AFC Bournemouth midfielder Harry Arter has formally left Cardiff City following the end of his loan spell with the Welsh club.
Cardiff City were relegated from the Premier League, with Arter making 25 appearances.
Thank you to everyone associated with Cardiff City, loved every minute and just disappointed we wasn’t able to stay up. Thanks for all your support throughout the year and I wish nothing but the best for the future. ????
— Harry Arter (@HarryArter2) May 10, 2019
The 29-year-old Republic of Ireland international’s future is very much in the air with him seemingly unlikely to return to AFC Bournemouth despite still having a contract at Dean Court.
Arter made the move to AFC Bournemouth in 2010 from then Conference South side Woking for £4,000.
Arter has been a mainstay in the Cherries squad under Eddie Howe’s two spells at the club.

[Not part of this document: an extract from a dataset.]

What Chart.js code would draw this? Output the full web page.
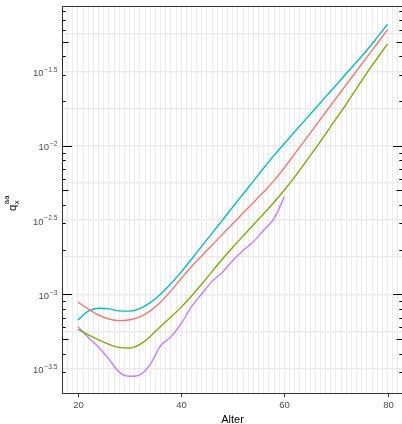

He has amassed over 250 appearances in all competitions and has played an undeniable key role in AFC Bournemouth’s rise from the third tier of English football to establishing themselves in the Premier League.
He was the heart of the Cherries midfield as AFC Bournemouth won promotion from League One in 2013 and won the Championship title in 2015.
Arter remained a key player as the Cherries made the step up into the Premier League, but during the 2017/18 season, his on the pitch life took a dip for the first time since he was sent packing for a months loan spell with Carlisle United in March 2011 by former manager Lee Bradbury.
Arter made just 13 Premier League appearances (just one in 2018), totalling 962 minutes in comparison to his 35 appearances and 2,959 minutes the season before.
He made the move to Cardiff City, where he publically stated he would like to remain if they could avoid relegation.
The Irish Independent believe that newly promoted Aston Villa, Championship side Stoke City and recently relegated and managed by brother-in-law Scott Parker’s Fulham are all tracking Arter.
AFC Bournemouth manager Eddie Howe told the Daily Echo…
“I’ll sit down with Harry and have a conversation with him and see what we do. I think it’s going to be a two-way process.
“I think he’s done a really good job for Cardiff this year, so let’s wait and see.”
“I’ve got so much time and respect for Harry…”
He’s been a great player for us and there will always be that special bond between player and club for the part he played in our rise through the divisions and also the difficult off-field journey he and his family have been on.
It’s been great to follow his development from being plucked from non-league to an international player for Ireland.
As much as anything it’s his leadership qualities we’ve not yet been able to replace in midfield, (the geeing up, rallying the troops, crunching tackle to get the crowd going, etc) although with Jefferson Lerma hopefully picking up a bit more of the lingo, maybe he will be able to step into that role (he’s certainly got the crunching tackle covered!).